## begin INFORMATION SHOWN

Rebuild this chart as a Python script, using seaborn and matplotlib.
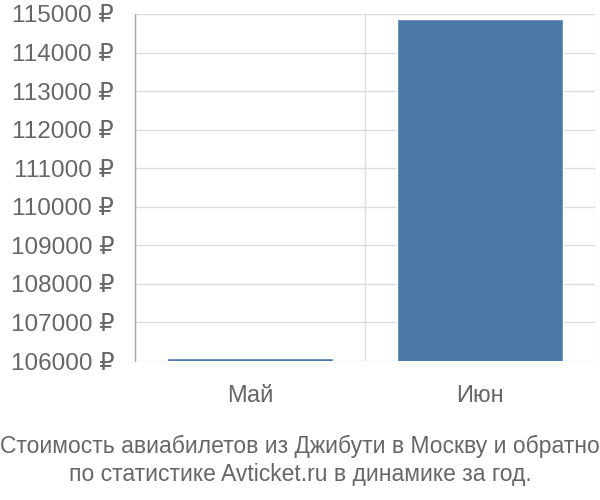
import seaborn as sns
import matplotlib.pyplot as plt
import pandas as pd

months = ['Май', 'Июн']
prices = [106070, 114870]
y_ticks = list(range(106000, 116000, 1000))
caption = ('Стоимость авиабилетов из Джибути в Москву и обратно\n'
           'по статистике Avticket.ru в динамике за год.')

sns.set_theme(style='white')
plt.rcParams['font.family'] = ['Liberation Sans', 'DejaVu Sans']

text_color = '#666666'
grid_color = '#dddddd'
axis_color = '#aaaaaa'

fig = plt.figure(figsize=(6, 5), dpi=100)
ax = fig.add_axes([0.225, 0.278, 0.767, 0.694])

df = pd.DataFrame({'month': months, 'price': prices})
sns.barplot(data=df, x='month', y='price', color='#4c78a8', saturation=1,
            width=0.72, ax=ax, zorder=3)

ax.set_ylim(106000, 115000)
ax.set_xlim(-0.5, 1.5)
ax.set_yticks(y_ticks)
ax.set_yticklabels(['{} ₽'.format(v) for v in y_ticks])
ax.set_xlabel('')
ax.set_ylabel('')

# horizontal grid
ax.yaxis.grid(True, color=grid_color, linewidth=1, zorder=0)
ax.tick_params(axis='y', length=14, color=grid_color, width=1, pad=1,
               labelsize=17.5, labelcolor=text_color)

# category boundaries as long minor ticks + vertical grid
ax.set_xticks([-0.5, 0.5, 1.5], minor=True)
ax.xaxis.grid(True, which='minor', color=grid_color, linewidth=1, zorder=0)
ax.tick_params(axis='x', which='minor', length=15, color=grid_color, width=1)
ax.tick_params(axis='x', which='major', length=0, pad=17,
               labelsize=17, labelcolor=text_color)
ax.xaxis.get_minor_ticks()[0].tick1line.set_color(axis_color)

for side in ['top', 'right', 'bottom']:
    ax.spines[side].set_visible(False)
ax.spines['left'].set_color(axis_color)
ax.spines['left'].set_linewidth(1)

fig.text(0.5, 0.079, caption, ha='center', va='center', fontsize=16.5,
         color=text_color, linespacing=1.3)

fig.savefig('out.png', dpi=100)
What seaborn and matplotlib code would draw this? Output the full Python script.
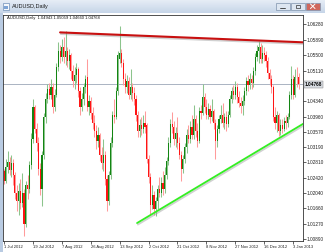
import numpy as np
import pandas as pd
import matplotlib
matplotlib.use("Agg")
import matplotlib.pyplot as plt
import matplotlib.patheffects as pe
from matplotlib.patches import Rectangle
from matplotlib.colors import LinearSegmentedColormap
import seaborn as sns

# ---------------- data ----------------
opens = [1.0259, 1.0234, 1.0270, 1.0282, 1.0262, 1.0280, 1.0250, 1.0205, 1.0185, 1.0210,
         1.0180, 1.0205, 1.0127, 1.0225, 1.0215, 1.0275, 1.0340, 1.0420, 1.0365, 1.0330,
         1.0265, 1.0215, 1.0300, 1.0395, 1.0440, 1.0465, 1.0450, 1.0470, 1.0420, 1.0450,
         1.0520, 1.0560, 1.0545, 1.0570, 1.0545, 1.0560, 1.0535, 1.0550, 1.0510, 1.0485,
         1.0500, 1.0515, 1.0460, 1.0420, 1.0440, 1.0470, 1.0495, 1.0420, 1.0435, 1.0405,
         1.0380, 1.0360, 1.0335, 1.0350, 1.0300, 1.0280, 1.0300, 1.0240, 1.0184, 1.0250,
         1.0330, 1.0400, 1.0395, 1.0460, 1.0540, 1.0555, 1.0530, 1.0490, 1.0470, 1.0485,
         1.0450, 1.0470, 1.0455, 1.0440, 1.0400, 1.0360, 1.0375, 1.0365, 1.0380, 1.0375,
         1.0290, 1.0244, 1.0175, 1.0200, 1.0165, 1.0185, 1.0215, 1.0205, 1.0230, 1.0215,
         1.0250, 1.0285, 1.0330, 1.0377, 1.0370, 1.0340, 1.0355, 1.0330, 1.0300, 1.0264,
         1.0290, 1.0320, 1.0350, 1.0340, 1.0370, 1.0350, 1.0390, 1.0360, 1.0335, 1.0410,
         1.0405, 1.0445, 1.0420, 1.0400, 1.0415, 1.0395, 1.0410, 1.0380, 1.0335, 1.0365,
         1.0390, 1.0400, 1.0380, 1.0395, 1.0378, 1.0400, 1.0440, 1.0460, 1.0450, 1.0470,
         1.0445, 1.0430, 1.0422, 1.0435, 1.0460, 1.0485, 1.0475, 1.0490, 1.0480, 1.0510,
         1.0545, 1.0560, 1.0570, 1.0540, 1.0555, 1.0550, 1.0535, 1.0505, 1.0490, 1.0470,
         1.0395, 1.0380, 1.0400, 1.0360, 1.0375, 1.0365, 1.0385, 1.0380, 1.0395, 1.0450,
         1.0490, 1.0450, 1.0495, 1.04943]
highs = [1.0265, 1.0290, 1.0310, 1.0295, 1.0300, 1.0290, 1.0258, 1.0225, 1.0230, 1.0240,
         1.0255, 1.0215, 1.0235, 1.0250, 1.0285, 1.0355, 1.0440, 1.0425, 1.0380, 1.0345,
         1.0280, 1.0310, 1.0405, 1.0455, 1.0478, 1.0480, 1.0490, 1.0480, 1.0465, 1.0530,
         1.0583, 1.0575, 1.0590, 1.0595, 1.0610, 1.0570, 1.0565, 1.0555, 1.0525, 1.0520,
         1.0530, 1.0520, 1.0470, 1.0455, 1.0480, 1.0500, 1.0540, 1.0450, 1.0445, 1.0420,
         1.0400, 1.0375, 1.0370, 1.0355, 1.0320, 1.0340, 1.0310, 1.0250, 1.0260, 1.0345,
         1.0410, 1.0440, 1.0470, 1.0560, 1.0623, 1.0565, 1.0540, 1.0505, 1.0500, 1.0495,
         1.0515, 1.0480, 1.0470, 1.0450, 1.0410, 1.0390, 1.0395, 1.0400, 1.0410, 1.0380,
         1.0300, 1.0255, 1.0225, 1.0210, 1.0195, 1.0225, 1.0245, 1.0245, 1.0260, 1.0270,
         1.0295, 1.0345, 1.0390, 1.0407, 1.0385, 1.0370, 1.0395, 1.0345, 1.0310, 1.0300,
         1.0330, 1.0365, 1.0375, 1.0385, 1.0400, 1.0425, 1.0400, 1.0380, 1.0420, 1.0425,
         1.0478, 1.0455, 1.0440, 1.0430, 1.0425, 1.0440, 1.0415, 1.0390, 1.0375, 1.0400,
         1.0425, 1.0430, 1.0405, 1.0410, 1.0410, 1.0450, 1.0470, 1.0475, 1.0485, 1.0480,
         1.0460, 1.0445, 1.0450, 1.0470, 1.0495, 1.0500, 1.0505, 1.0500, 1.0520, 1.0555,
         1.0575, 1.0585, 1.0580, 1.0575, 1.0570, 1.0560, 1.0545, 1.0515, 1.0500, 1.0475,
         1.0420, 1.0410, 1.0405, 1.0390, 1.0390, 1.0395, 1.0400, 1.0405, 1.0460, 1.0523,
         1.0500, 1.0515, 1.0520, 1.05059]
lows = [1.0228, 1.0230, 1.0255, 1.0250, 1.0245, 1.0225, 1.0190, 1.0160, 1.0150, 1.0165,
        1.0170, 1.0097, 1.0120, 1.0190, 1.0205, 1.0265, 1.0330, 1.0355, 1.0310, 1.0250,
        1.0200, 1.0172, 1.0290, 1.0380, 1.0430, 1.0440, 1.0440, 1.0405, 1.0410, 1.0445,
        1.0510, 1.0530, 1.0535, 1.0530, 1.0525, 1.0520, 1.0515, 1.0490, 1.0470, 1.0465,
        1.0480, 1.0445, 1.0400, 1.0410, 1.0425, 1.0455, 1.0410, 1.0400, 1.0390, 1.0365,
        1.0345, 1.0315, 1.0320, 1.0285, 1.0265, 1.0260, 1.0225, 1.0159, 1.0175, 1.0240,
        1.0320, 1.0380, 1.0390, 1.0450, 1.0530, 1.0520, 1.0475, 1.0455, 1.0455, 1.0440,
        1.0440, 1.0435, 1.0425, 1.0385, 1.0345, 1.0345, 1.0350, 1.0355, 1.0355, 1.0280,
        1.0230, 1.0152, 1.0165, 1.0150, 1.0146, 1.0165, 1.0195, 1.0195, 1.0200, 1.0205,
        1.0240, 1.0275, 1.0320, 1.0355, 1.0325, 1.0320, 1.0315, 1.0290, 1.0235, 1.0255,
        1.0280, 1.0305, 1.0330, 1.0330, 1.0340, 1.0340, 1.0345, 1.0320, 1.0330, 1.0390,
        1.0400, 1.0405, 1.0390, 1.0390, 1.0380, 1.0385, 1.0365, 1.0290, 1.0320, 1.0355,
        1.0380, 1.0370, 1.0365, 1.0360, 1.0370, 1.0395, 1.0430, 1.0440, 1.0440, 1.0430,
        1.0420, 1.0405, 1.0400, 1.0425, 1.0450, 1.0460, 1.0465, 1.0465, 1.0470, 1.0500,
        1.0535, 1.0530, 1.0530, 1.0530, 1.0535, 1.0520, 1.0490, 1.0475, 1.0455, 1.0385,
        1.0365, 1.0357, 1.0347, 1.0350, 1.0355, 1.0360, 1.0365, 1.0370, 1.0390, 1.0440,
        1.0440, 1.0445, 1.0470, 1.04660]
closes = [1.0234, 1.0270, 1.0282, 1.0262, 1.0280, 1.0250, 1.0205, 1.0185, 1.0210, 1.0180,
          1.0205, 1.0127, 1.0225, 1.0215, 1.0275, 1.0340, 1.0420, 1.0365, 1.0330, 1.0265,
          1.0215, 1.0300, 1.0395, 1.0440, 1.0465, 1.0450, 1.0470, 1.0420, 1.0450, 1.0520,
          1.0560, 1.0545, 1.0570, 1.0545, 1.0560, 1.0535, 1.0550, 1.0510, 1.0485, 1.0500,
          1.0515, 1.0460, 1.0420, 1.0440, 1.0470, 1.0490, 1.0420, 1.0435, 1.0405, 1.0380,
          1.0360, 1.0335, 1.0350, 1.0300, 1.0280, 1.0300, 1.0240, 1.0184, 1.0250, 1.0330,
          1.0400, 1.0395, 1.0460, 1.0550, 1.0555, 1.0530, 1.0490, 1.0470, 1.0485, 1.0450,
          1.0470, 1.0455, 1.0440, 1.0400, 1.0360, 1.0375, 1.0365, 1.0380, 1.0370, 1.0290,
          1.0244, 1.0175, 1.0200, 1.0165, 1.0185, 1.0215, 1.0205, 1.0230, 1.0215, 1.0250,
          1.0285, 1.0330, 1.0377, 1.0370, 1.0340, 1.0355, 1.0330, 1.0300, 1.0264, 1.0290,
          1.0320, 1.0350, 1.0340, 1.0370, 1.0350, 1.0390, 1.0360, 1.0335, 1.0410, 1.0405,
          1.0445, 1.0420, 1.0400, 1.0415, 1.0395, 1.0410, 1.0380, 1.0335, 1.0365, 1.0390,
          1.0400, 1.0380, 1.0395, 1.0378, 1.0400, 1.0440, 1.0460, 1.0450, 1.0470, 1.0445,
          1.0430, 1.0422, 1.0435, 1.0460, 1.0485, 1.0475, 1.0490, 1.0480, 1.0510, 1.0545,
          1.0560, 1.0570, 1.0540, 1.0555, 1.0550, 1.0535, 1.0505, 1.0490, 1.0470, 1.0395,
          1.0380, 1.0400, 1.0360, 1.0375, 1.0365, 1.0385, 1.0380, 1.0395, 1.0450, 1.0490,
          1.0450, 1.0495, 1.0494, 1.04768]

date_tick_bars = [0, 16, 32, 48, 64, 80, 96, 112, 128, 144, 160]
date_labels = ["1 Jul 2012", "19 Jul 2012", "7 Aug 2012", "26 Aug 2012", "13 Sep 2012",
               "2 Oct 2012", "21 Oct 2012", "8 Nov 2012", "27 Nov 2012", "16 Dec 2012",
               "3 Jan 2013"]
price_ticks = [1.06280, 1.05890, 1.05500, 1.05110, 1.04340, 1.03960, 1.03570,
               1.03190, 1.02810, 1.02420, 1.02040, 1.01660, 1.01270, 1.00890]
bid_price = 1.04768
resistance_x = [31.0, 166.0]
resistance_y = [1.0607, 1.0582]
support_x = [73.6, 166.0]
support_y = [1.0129, 1.0379]
symbol = "AUDUSD,Daily"

# ---------------- style ----------------
sns.set_theme(style="white")
plt.rcParams["font.family"] = ["Liberation Sans", "DejaVu Sans"]

W, H = 325, 252
fig = plt.figure(figsize=(W / 100, H / 100), dpi=100, facecolor="white")

def fx(px):
    return px / W

def fy(py):
    return 1 - py / H

# window chrome: left strip
fig.patches.append(Rectangle((0, 0), fx(3), fy(13), transform=fig.transFigure,
                             facecolor="#b9cbe2", edgecolor="none", zorder=0))

# title bar
ax_t = fig.add_axes([0, fy(13), 1, 13 / H])
grad = np.linspace(0, 1, 50).reshape(-1, 1)
cmap_t = LinearSegmentedColormap.from_list("tb", ["#e6edf6", "#c6d5e8"])
ax_t.imshow(grad, aspect="auto", cmap=cmap_t, extent=[0, W, 13, 0])
ax_t.set_xlim(0, W)
ax_t.set_ylim(13, 0)
ax_t.axis("off")
ax_t.add_patch(Rectangle((2.5, 3), 6, 6.5, facecolor="#f4f7fb", edgecolor="#6f8fb8", lw=0.5))
ax_t.add_patch(Rectangle((3.5, 5.5), 4, 3, facecolor="#7da4d6", edgecolor="none"))
ax_t.text(12, 6.5, symbol, fontsize=4.0, va="center", ha="left", color="#1a1a1a")
for x0, fc in [(276, "#dde6f1"), (291, "#dde6f1"), (306, "#d0675c")]:
    ax_t.add_patch(Rectangle((x0, 2.5), 13.5, 7.5, facecolor=fc, edgecolor="#7f93ad", lw=0.5))
ax_t.plot([280, 285], [7.5, 7.5], color="#333333", lw=0.6)
ax_t.add_patch(Rectangle((295.5, 4.5), 4.5, 3.5, facecolor="none", edgecolor="#333333", lw=0.5))
ax_t.plot([310.5, 315], [4, 8.5], color="white", lw=0.7)
ax_t.plot([310.5, 315], [8.5, 4], color="white", lw=0.7)

# ---------------- main chart ----------------
left_px, right_px, top_px, bot_px = 3, 302.5, 15, 241
ax = fig.add_axes([fx(left_px), fy(bot_px), (right_px - left_px) / W, (bot_px - top_px) / H])
ax.set_facecolor("white")

idx = np.arange(len(closes))
o = np.array(opens); h = np.array(highs); l = np.array(lows); c = np.array(closes)
bull = c >= o
wick_cols = np.where(bull, "#8cc48c", "#ff9b9b")
body_cols = np.where(bull, "#138513", "#ff1414")

ax.vlines(idx, l, h, colors=wick_cols, lw=0.75, zorder=2)
bottoms = np.minimum(o, c)
heights = np.maximum(np.abs(c - o), 0.00008)
ax.bar(idx, heights, bottom=bottoms, width=0.62, color=body_cols, linewidth=0, zorder=3)

# bid line
ax.axhline(bid_price, color="#aab3c2", lw=0.7, zorder=1)

# trend lines via seaborn
shadow = [pe.SimpleLineShadow(offset=(0.6, -1.1), shadow_color="#999999", alpha=0.45),
          pe.Normal()]
res_df = pd.DataFrame({"bar": resistance_x, "price": resistance_y})
sup_df = pd.DataFrame({"bar": support_x, "price": support_y})
sns.lineplot(data=res_df, x="bar", y="price", ax=ax, color="#c81010", lw=1.5,
             path_effects=shadow, zorder=4)
sns.lineplot(data=sup_df, x="bar", y="price", ax=ax, color="#33ee22", lw=1.3,
             path_effects=shadow, zorder=4)

ax.set_xlim(-0.6, 165.2)
ax.set_ylim(1.00840, 1.06506)
ax.set_xlabel("")
ax.set_ylabel("")

ax.yaxis.tick_right()
ax.set_yticks(price_ticks)
ax.set_yticklabels([f"{p:.5f}" for p in price_ticks])
ax.tick_params(axis="y", which="both", right=True, left=False, length=2, width=0.5,
               pad=0.6, labelsize=3.4, colors="#222222")
ax.set_xticks(date_tick_bars)
ax.set_xticklabels(date_labels, ha="left")
ax.tick_params(axis="x", which="both", bottom=True, length=2.2, width=0.5,
               pad=0.8, labelsize=3.0, colors="#222222")
for s in ax.spines.values():
    s.set_color("#333333")
    s.set_linewidth(0.6)

# current price label
ax.text(1.008, bid_price, f"{bid_price:.5f}", transform=ax.get_yaxis_transform(),
        fontsize=3.4, va="center", ha="left", color="black", fontweight="bold",
        bbox=dict(boxstyle="square,pad=0.15", facecolor="#d9dde3", edgecolor="#777777", lw=0.3),
        clip_on=False, zorder=6)

# header OHLC line
header = f"{symbol}  {opens[-1]:.5f} {highs[-1]:.5f} {lows[-1]:.5f} {closes[-1]:.5f}"
ax.text(fx(7), fy(18.5), header, transform=fig.transFigure, fontsize=3.0,
        va="center", ha="left", color="#111111")

fig.savefig("out.png", dpi=100, facecolor="white")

## end INFORMATION SHOWN

Where a line of the entries contains the word "Python", copy that line.

■ RIGHT ANSWER
Rebuild this chart as a Python script, using seaborn and matplotlib.
What seaborn and matplotlib code would draw this? Output the full Python script.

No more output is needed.